Perhaps we do address these situations, but we do so reactively, making accusations or judgements without really understanding the whole picture, causing damage to, and a lack of trust in, relationships.
Why can’t we all just get along?
Have you ever noticed how some people behave very differently at work compared to the way they do at home or in their personal lives? How well do we really know our work colleagues? How well do we know their ideas, aspirations, challenges or what is happening to them? So often, we feel unable to share all of this at work, or hide who we are, or what we’re feeling because we’ve grown to adopt a set of behavioural work norms—so we behave in a certain way in order to avoid being judged.
Confined by these norms, we tend to reduce our interactions to that one dimension of our lives, yet we all know there is so much more to who we are, to our lives and aspirations beyond our current role or position. In fact, the most important element of that role is the very human being that breathes life, knowledge, skills and wisdom into it. Beneath the surface-level interactions of that role, we don’t see what is happening in others’ internal worlds or personal lives and so don’t really understand the human being, yet someone’s life and aspirations outside work can be one of the greatest determining factors of their success, happiness and productivity in work. So problems arise in interactions with others because we simply aren’t aware of what is happening beneath the surface—inside people’s heads, hearts and personal lives. If we wish for someone to flourish at work, we must help them flourish as a human being in all areas of their life.
We all agree that people are the most valuable ‘asset’. Yet, when we don’t genuinely put people’s lives and our relationships first—before money, production and transaction—the effects are evident. On a human level, people feel undervalued. There is a lack of purpose, resourcefulness and initiative and they develop poor relationships with others. On a business level, this gets translated into low profits, high costs, low client retention and high staff turnover.
So how do we overcome these challenges?
How do we build strong, deep, trust-filled relationships in the workplace? How do we build an environment where people feel more open to share and work through their challenges rather than harbour resentment? How do we build a culture where people feel accepted and valued, where people don’t react but instead listen empathically? How do we enable people to nurture their relationships and support each other in their lives as a whole?
The law of giving and receiving
Some of the greatest business and spiritual leaders have said that if we want happiness, we should give happiness and that if we want love, we should give love. When we’re dedicated to helping someone else achieve what they want in their lives, we will get what we want in our lives—you might call it ‘the law of giving and receiving’. The answer then is to step into a role where you’re putting other people’s growth and development first. You may call it the role of a ‘mentor’—not a mentor in business techniques or career progression, but in life and leadership—a compassionate mentor on a human level who is willing to extend himself or herself for the good of others.

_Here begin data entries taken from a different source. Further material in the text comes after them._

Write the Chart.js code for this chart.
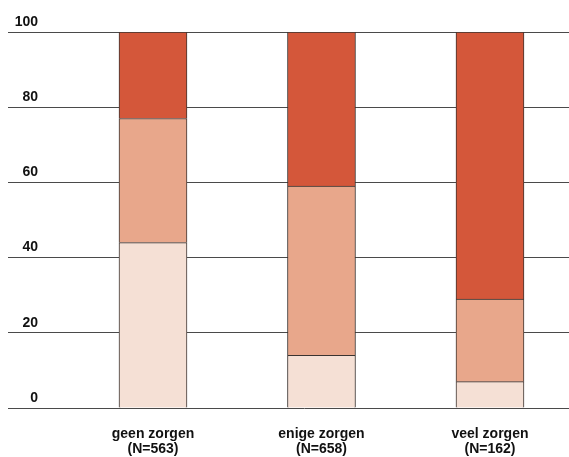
<!DOCTYPE html>
<html>
<head>
<meta charset="utf-8">
<script src="https://cdn.jsdelivr.net/npm/chart.js@4/dist/chart.umd.min.js"></script>
<style>
  html, body { margin: 0; padding: 0; background: #fff; }
  #wrap { width: 569px; height: 457px; }
</style>
</head>
<body>
<div id="wrap"><canvas id="chart"></canvas></div>
<script>
'use strict';

// categories and group sizes
const categories = ['geen zorgen', 'enige zorgen', 'veel zorgen'];
const groupSizes = ['(N=563)', '(N=658)', '(N=162)'];

// stacked shares (percent), bottom to top
const lowShare = [44, 14, 7];
const midShare = [33, 45, 22];
const highShare = [23, 41, 71];

const yTicks = [0, 20, 40, 60, 80, 100];

const FONT = "'Liberation Sans Narrow', 'Arial Narrow', 'Liberation Sans', sans-serif";

const toPoints = (arr) => arr.map((v, i) => ({ x: i + 1, y: v }));

const mkSet = (label, arr, color) => ({
  label: label,
  data: toPoints(arr),
  backgroundColor: color,
  borderColor: '#3a3330',
  borderWidth: 1,
  barThickness: 68
});

const ctx = document.getElementById('chart');
new Chart(ctx, {
  type: 'bar',
  data: {
    datasets: [
      mkSet('laag', lowShare, '#f5e0d5'),
      mkSet('midden', midShare, '#e8a78b'),
      mkSet('hoog', highShare, '#d4573a')
    ]
  },
  options: {
    responsive: true,
    maintainAspectRatio: false,
    animation: false,
    layout: { padding: { top: 32, right: 0, left: 0, bottom: 0 } },
    plugins: {
      legend: { display: false },
      tooltip: { enabled: false }
    },
    scales: {
      x: {
        type: 'linear',
        stacked: true,
        offset: false,
        min: 0.3294,
        max: 3.469,
        afterBuildTicks: (scale) => {
          scale.ticks = categories.map((c, i) => ({ value: i + 1 }));
        },
        afterFit: (scale) => {
          scale.height = 49;
        },
        grid: { display: false, drawTicks: false },
        border: { display: false },
        ticks: {
          autoSkip: false,
          maxRotation: 0,
          padding: 19,
          color: '#111',
          font: { family: FONT, size: 14, weight: 'bold', lineHeight: 1.07 },
          callback: (v) => {
            const i = Math.round(v) - 1;
            return [categories[i], groupSizes[i]];
          }
        }
      },
      y: {
        stacked: true,
        min: 0,
        max: 100,
        afterBuildTicks: (scale) => {
          scale.ticks = yTicks.map((v) => ({ value: v }));
        },
        afterFit: (scale) => {
          scale.width = 40;
        },
        grid: {
          color: '#4a4a4a',
          lineWidth: 1,
          drawTicks: true,
          tickLength: 32
        },
        border: { display: false },
        ticks: {
          padding: -30,
          labelOffset: -10,
          color: '#111',
          font: { family: FONT, size: 14, weight: 'bold' }
        }
      }
    }
  }
});
</script>
</body>
</html>
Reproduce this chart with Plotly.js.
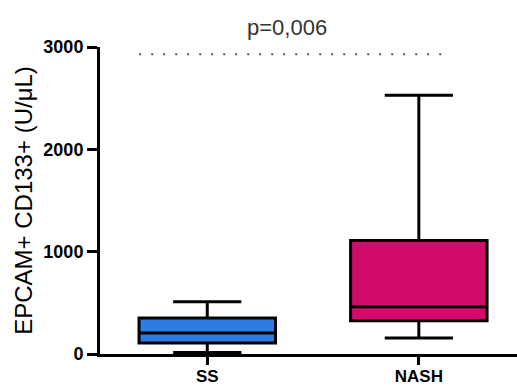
<!DOCTYPE html>
<html><head><meta charset="utf-8">
<script src="https://cdn.plot.ly/plotly-3.0.1.min.js"></script>
<style>html,body{margin:0;padding:0;background:#fff}#chart{width:517px;height:387px}</style>
</head><body><div id="chart"></div>
<script>
const groups = ["SS", "NASH"];
const lowerWhisker = [15, 157];
const q1 = [108, 324];
const median = [206, 461];
const q3 = [353, 1108];
const upperWhisker = [510, 2529];
const fillColors = ["#2b7de3", "#d20a69"];
const pText = "p=0,006";
const pLineY = [2930];
const yTicks = [0, 1000, 2000, 3000];

const traces = groups.map((g, i) => ({
  type: "box",
  name: g,
  x: [g],
  q1: [q1[i]], median: [median[i]], q3: [q3[i]],
  lowerfence: [lowerWhisker[i]], upperfence: [upperWhisker[i]],
  fillcolor: fillColors[i],
  line: {color: "#000", width: 3},
  width: 0.645,
  whiskerwidth: 0.5,
  boxpoints: false,
  hoverinfo: "skip",
  showlegend: false
}));

const layout = {
  width: 517, height: 387,
  margin: {l: 100, r: 0, t: 47, b: 33},
  paper_bgcolor: "#fff", plot_bgcolor: "#fff",
  font: {family: "Liberation Sans, Arial, sans-serif", color: "#000"},
  xaxis: {
    type: "category", categoryarray: groups,
    range: [-0.507, 1.464],
    showline: true, linecolor: "#000", linewidth: 3,
    ticks: "outside", ticklen: 8, tickwidth: 3, tickcolor: "#000",
    ticklabelstandoff: -3,
    showgrid: false, zeroline: false,
    tickfont: {size: 17, family: "Liberation Sans, Arial, sans-serif", weight: "bold"}
  },
  yaxis: {
    range: [0, 3000], tickvals: yTicks, ticktext: yTicks.map(String),
    showline: true, linecolor: "#000", linewidth: 3,
    ticks: "outside", ticklen: 10, tickwidth: 3, tickcolor: "#000",
    showgrid: false, zeroline: false,
    tickfont: {size: 18, family: "Liberation Sans, Arial, sans-serif", weight: "bold"},
    title: {text: "EPCAM+ CD133+ (U/μL)", font: {size: 24}, standoff: 4}
  },
  shapes: [{
    type: "line", xref: "paper", yref: "y",
    x0: 0.094, x1: 0.834, y0: pLineY[0], y1: pLineY[0],
    line: {color: "#555", width: 2, dash: "2px,10px"}
  }],
  annotations: [{
    text: pText, xref: "paper", yref: "paper", x: 0.448, y: 1.062,
    showarrow: false, font: {size: 22, color: "#333"}, xanchor: "center", yanchor: "middle"
  }]
};

Plotly.newPlot("chart", traces, layout, {displayModeBar: false, staticPlot: true});
</script></body></html>
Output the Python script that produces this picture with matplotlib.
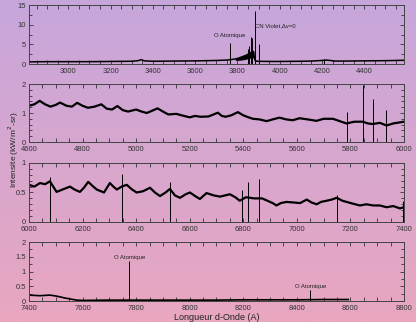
import numpy as np
import matplotlib
matplotlib.use("Agg")
import matplotlib.pyplot as plt
from matplotlib.ticker import MultipleLocator, FuncFormatter

plt.rcParams["font.family"] = ["Liberation Sans", "DejaVu Sans"]

# panel 1 : 2800-4600 A
wl1 = [2814, 2900, 3000, 3100, 3200, 3300, 3330, 3345, 3360, 3400, 3500, 3600,
       3700, 3750, 3780, 3800, 3820, 3840, 3860, 3875, 3883, 3890, 3950, 4000,
       4100, 4150, 4200, 4220, 4240, 4260, 4300, 4400, 4500, 4588]
int1 = [0.55, 0.6, 0.6, 0.6, 0.65, 0.7, 0.85, 1.1, 0.8, 0.7, 0.75, 0.8,
        0.9, 1.0, 1.2, 1.4, 1.8, 2.2, 2.8, 3.2, 1.0, 0.7, 0.65, 0.65,
        0.7, 0.75, 0.9, 1.0, 0.9, 0.75, 0.75, 0.8, 0.85, 0.95]
spk1_wl = [3765, 3848, 3855, 3863, 3870, 3882, 3903, 4210]
spk1_h = [5.4, 3.8, 4.5, 6.8, 6.5, 13.5, 5.0, 1.4]
# dense CN band envelope
band_wl = [3790, 3820, 3840, 3860, 3878]
band_lo = [0.9, 1.0, 1.2, 1.5, 1.6]
band_hi = [1.3, 1.9, 2.4, 3.0, 3.4]

# panel 2 : 4600-6000 A
wl2 = [4600, 4620, 4640, 4660, 4680, 4700, 4716, 4740, 4760, 4780, 4800, 4820,
       4845, 4870, 4890, 4910, 4930, 4950, 4970, 5000, 5020, 5040, 5060, 5080,
       5100, 5120, 5150, 5170, 5200, 5220, 5240, 5270, 5305, 5320, 5334, 5355,
       5380, 5400, 5420, 5436, 5460, 5487, 5510, 5535, 5560, 5585, 5610, 5640,
       5673, 5700, 5735, 5760, 5785, 5815, 5847, 5865, 5883, 5910, 5935, 5960, 6000]
int2 = [1.25, 1.3, 1.42, 1.3, 1.22, 1.28, 1.36, 1.25, 1.22, 1.35, 1.25, 1.18,
        1.22, 1.3, 1.15, 1.12, 1.24, 1.1, 1.05, 1.12, 1.05, 1.0, 1.08, 1.16,
        1.05, 0.95, 0.97, 0.92, 0.85, 0.9, 0.87, 0.88, 1.01, 0.9, 0.87, 0.92,
        1.03, 0.92, 0.85, 0.8, 0.78, 0.72, 0.78, 0.84, 0.78, 0.75, 0.82, 0.78,
        0.73, 0.8, 0.8, 0.72, 0.64, 0.7, 0.7, 0.64, 0.62, 0.66, 0.57, 0.64, 0.7]
spk2_wl = [5789, 5848, 5884, 5933]
spk2_h = [1.02, 1.97, 1.48, 1.1]

# panel 3 : 6000-7400 A
wl3 = [6000, 6020, 6041, 6060, 6078, 6103, 6125, 6153, 6170, 6190, 6205, 6221,
       6240, 6253, 6280, 6302, 6315, 6328, 6346, 6365, 6385, 6402, 6425, 6452,
       6470, 6489, 6510, 6526, 6545, 6564, 6585, 6601, 6620, 6638, 6663, 6690,
       6713, 6750, 6770, 6787, 6810, 6840, 6870, 6890, 6910, 6924, 6940, 6961,
       6990, 7012, 7037, 7055, 7074, 7090, 7111, 7130, 7149, 7170, 7186, 7210,
       7235, 7260, 7285, 7310, 7335, 7360, 7385, 7400]
int3 = [0.63, 0.6, 0.66, 0.64, 0.69, 0.51, 0.55, 0.6, 0.55, 0.51, 0.58, 0.68,
        0.6, 0.55, 0.5, 0.66, 0.6, 0.55, 0.6, 0.63, 0.55, 0.5, 0.52, 0.58,
        0.5, 0.44, 0.5, 0.56, 0.45, 0.41, 0.47, 0.5, 0.44, 0.39, 0.49, 0.45,
        0.43, 0.47, 0.42, 0.36, 0.42, 0.4, 0.4, 0.36, 0.32, 0.28, 0.32, 0.34,
        0.33, 0.32, 0.38, 0.33, 0.3, 0.34, 0.36, 0.38, 0.41, 0.36, 0.34, 0.31,
        0.28, 0.3, 0.28, 0.28, 0.25, 0.27, 0.23, 0.25]
spk3_wl = [6078, 6346, 6526, 6796, 6816, 6859, 7149, 7395]
spk3_h = [0.76, 0.81, 0.67, 0.54, 0.67, 0.73, 0.45, 0.35]

# panel 4 : 7400-8800 A
wl4 = [7400, 7440, 7478, 7500, 7516, 7535, 7553, 7578, 7600, 7700, 7800, 7900,
       8000, 8100, 8200, 8300, 8400, 8500, 8592]
int4 = [0.2, 0.18, 0.2, 0.17, 0.14, 0.1, 0.07, 0.03, 0.02, 0.03, 0.03, 0.03,
        0.03, 0.03, 0.04, 0.04, 0.04, 0.05, 0.05]
spk4_wl = [7775, 8451]
spk4_h = [1.36, 0.37]

panels = [
    (wl1, int1, spk1_wl, spk1_h, (2814, 4588), 15, 5, 2.5, 1.1),
    (wl2, int2, spk2_wl, spk2_h, (4600, 6000), 2, 1, 0.2, 1.6),
    (wl3, int3, spk3_wl, spk3_h, (6000, 7400), 1, 0.5, 0.1, 1.6),
    (wl4, int4, spk4_wl, spk4_h, (7400, 8800), 2, 0.5, 0.25, 1.2),
]
boxes = [[0.0697, 0.8012, 0.9014, 0.1832],
         [0.0697, 0.5590, 0.9014, 0.1801],
         [0.0697, 0.3106, 0.9014, 0.1832],
         [0.0697, 0.0652, 0.9014, 0.1832]]

fig = plt.figure(figsize=(4.16, 3.22), dpi=100)

# background gradient lavender -> pink
bg = fig.add_axes([0, 0, 1, 1], zorder=-10)
top = np.array([199, 166, 220]) / 255
bot = np.array([233, 167, 192]) / 255
t = np.linspace(0, 1, 256)[:, None]
grad = top[None, :] * (1 - t) + bot[None, :] * t
bg.imshow(grad[:, None, :], aspect="auto", extent=[0, 1, 0, 1])
bg.axis("off")

fmt = FuncFormatter(lambda v, p: f"{v:g}")

axes = []
for box, (wl, val, swl, sh, xl, ymax, ymaj, ymin, lw) in zip(boxes, panels):
    ax = fig.add_axes(box)
    ax.set_facecolor("none")
    ax.plot(wl, val, color="black", lw=lw)
    ax.vlines(swl, 0, sh, color="black", lw=0.7)
    ax.set_xlim(*xl)
    ax.set_ylim(0, ymax)
    ax.xaxis.set_major_locator(MultipleLocator(200))
    ax.xaxis.set_minor_locator(MultipleLocator(50))
    ax.yaxis.set_major_locator(MultipleLocator(ymaj))
    ax.yaxis.set_minor_locator(MultipleLocator(ymin))
    ax.yaxis.set_major_formatter(fmt)
    ax.tick_params(which="both", direction="in", top=True, right=True,
                   labelsize=5.5, colors="#333333", width=0.6, pad=2)
    ax.tick_params(axis="x", pad=3)
    ax.tick_params(which="major", length=3)
    ax.tick_params(which="minor", length=2)
    ax.tick_params(axis="x", which="minor", length=3)
    for s in ax.spines.values():
        s.set_color("#444444")
        s.set_linewidth(0.7)
    axes.append(ax)

axes[0].fill_between(band_wl, band_lo, band_hi, color="black", lw=0)

axes[0].text(3765, 6.6, "O Atomique", fontsize=4.3, ha="center", va="bottom", color="#222222")
axes[0].text(3885, 9.0, "CN Violet,\u0394v=0", fontsize=4.3, ha="left", va="bottom", color="#222222")
axes[3].text(7775, 1.4, "O Atomique", fontsize=4.3, ha="center", va="bottom", color="#222222")
axes[3].text(8451, 0.4, "O Atomique", fontsize=4.3, ha="center", va="bottom", color="#222222")

fig.text(0.034, 0.534, "Intensite (kW/m$^2$-sr)", rotation=90, fontsize=6,
         ha="center", va="center", color="#222222")
fig.text(0.52, 0.014, "Longueur d-Onde (A)", fontsize=6.5, ha="center", va="center",
         color="#222222")

fig.savefig("out.png", dpi=100)
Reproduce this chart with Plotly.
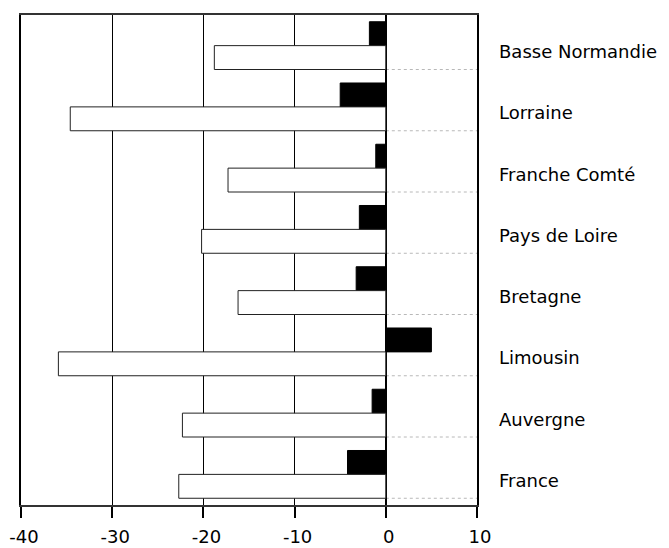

When someone goes out of their way to help us in our lives, don’t we feel a powerful sense of compassion, appreciation, loyalty, respect towards them and a compulsion to help them too? It breaks down those walls that stand between us and inspires us to be open and connect meaningfully with others.
The employer’s role
An organisation that truly cares about the employees personal aims and development in all areas of their life, beyond its own institutional aims, inspires them, who then see their work not just as a means of keeping a roof over their head. They see it as a vehicle to build their lives as a whole and achieve their dreams. This is what ensures a rich working environment of motivation, purpose, loyalty, trust and high levels of commitment, where people pour their heart and soul into their work, as against arriving reluctantly to give their heads and hands.
So how does becoming a mentor actually help you? In his revered book The 7 Habits of Highly Effective People, Stephen Covey describes the principle of ‘teach once, learn twice’. If you’re involved in helping someone learn something, you naturally tend to understand, internalise and habitualise it up to 70 per cent more yourself. If we want to become an effective leader or manager and achieve goals with or through others, then we must learn to understand the human being behind the role. Anything less and we begin to get too efficient, treating people as things rather than human beings. If we want to improve our ability to understand others, to connect, to help, to inspire and to lead others, then mentoring is the key to help us achieve that.
So where do you start?
It starts with you. By finding someone who can mentor you, someone who can help you become a mentor yourself or someone who can help you build a mentoring scheme in your organisation. As this famous quote attributed to Gandhi tells us, “Be the change you wish to see in the world.” If we want others to work together effectively in the spirit of cooperation, creativity and harmony, then we must lead the way, we must be that change and there is no greater way to evoke that in others than by being a mentor to others. Besides, nothing can feel more fulfilling than playing a role in empowering someone else, while also inspiring yourself.